-- RECORDED INFORMATION --

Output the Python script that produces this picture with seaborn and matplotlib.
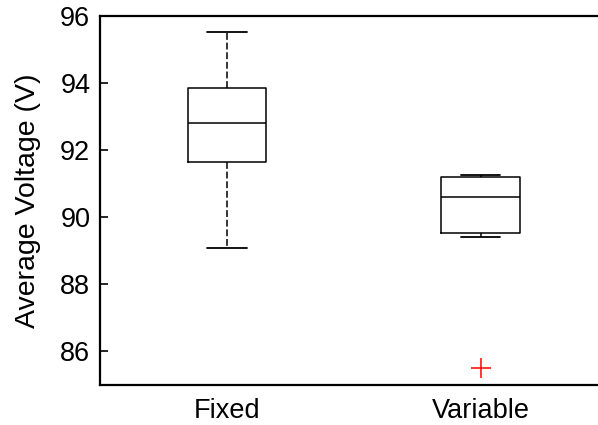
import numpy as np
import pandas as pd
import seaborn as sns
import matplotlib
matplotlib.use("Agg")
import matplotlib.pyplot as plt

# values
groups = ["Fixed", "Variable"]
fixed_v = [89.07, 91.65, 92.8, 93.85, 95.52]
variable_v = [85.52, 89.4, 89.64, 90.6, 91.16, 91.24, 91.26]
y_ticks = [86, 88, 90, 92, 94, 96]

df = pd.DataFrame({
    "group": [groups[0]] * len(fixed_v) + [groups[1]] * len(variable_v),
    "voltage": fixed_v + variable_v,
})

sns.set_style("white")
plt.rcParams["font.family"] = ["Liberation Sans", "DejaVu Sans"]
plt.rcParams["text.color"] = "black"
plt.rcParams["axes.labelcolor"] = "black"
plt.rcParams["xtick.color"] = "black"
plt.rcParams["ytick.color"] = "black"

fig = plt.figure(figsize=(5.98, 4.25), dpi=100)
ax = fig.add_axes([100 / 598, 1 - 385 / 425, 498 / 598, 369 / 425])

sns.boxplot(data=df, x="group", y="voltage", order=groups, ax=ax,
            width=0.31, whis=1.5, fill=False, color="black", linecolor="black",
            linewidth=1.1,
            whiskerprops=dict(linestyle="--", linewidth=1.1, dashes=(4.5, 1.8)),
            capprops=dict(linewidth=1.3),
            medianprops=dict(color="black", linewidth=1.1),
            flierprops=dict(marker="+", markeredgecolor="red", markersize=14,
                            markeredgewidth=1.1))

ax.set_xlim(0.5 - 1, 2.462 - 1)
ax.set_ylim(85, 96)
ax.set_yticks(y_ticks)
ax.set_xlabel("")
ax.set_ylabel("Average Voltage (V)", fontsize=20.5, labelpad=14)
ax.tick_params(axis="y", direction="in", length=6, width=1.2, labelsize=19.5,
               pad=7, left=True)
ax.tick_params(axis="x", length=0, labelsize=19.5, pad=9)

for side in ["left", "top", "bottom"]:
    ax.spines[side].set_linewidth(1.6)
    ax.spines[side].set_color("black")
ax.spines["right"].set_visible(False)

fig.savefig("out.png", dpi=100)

-- WHAT TO WORK ON --
Exactly as written, please give again the lines from the beginning of the listing through the line containing "ax = fig.add_axes([100", inclusive, without any pictures.

-- EXERCISE OUTPUT --
Output the Python script that produces this picture with seaborn and matplotlib.
import numpy as np
import pandas as pd
import seaborn as sns
import matplotlib
matplotlib.use("Agg")
import matplotlib.pyplot as plt

# values
groups = ["Fixed", "Variable"]
fixed_v = [89.07, 91.65, 92.8, 93.85, 95.52]
variable_v = [85.52, 89.4, 89.64, 90.6, 91.16, 91.24, 91.26]
y_ticks = [86, 88, 90, 92, 94, 96]

df = pd.DataFrame({
    "group": [groups[0]] * len(fixed_v) + [groups[1]] * len(variable_v),
    "voltage": fixed_v + variable_v,
})

sns.set_style("white")
plt.rcParams["font.family"] = ["Liberation Sans", "DejaVu Sans"]
plt.rcParams["text.color"] = "black"
plt.rcParams["axes.labelcolor"] = "black"
plt.rcParams["xtick.color"] = "black"
plt.rcParams["ytick.color"] = "black"

fig = plt.figure(figsize=(5.98, 4.25), dpi=100)
ax = fig.add_axes([100 / 598, 1 - 385 / 425, 498 / 598, 369 / 425])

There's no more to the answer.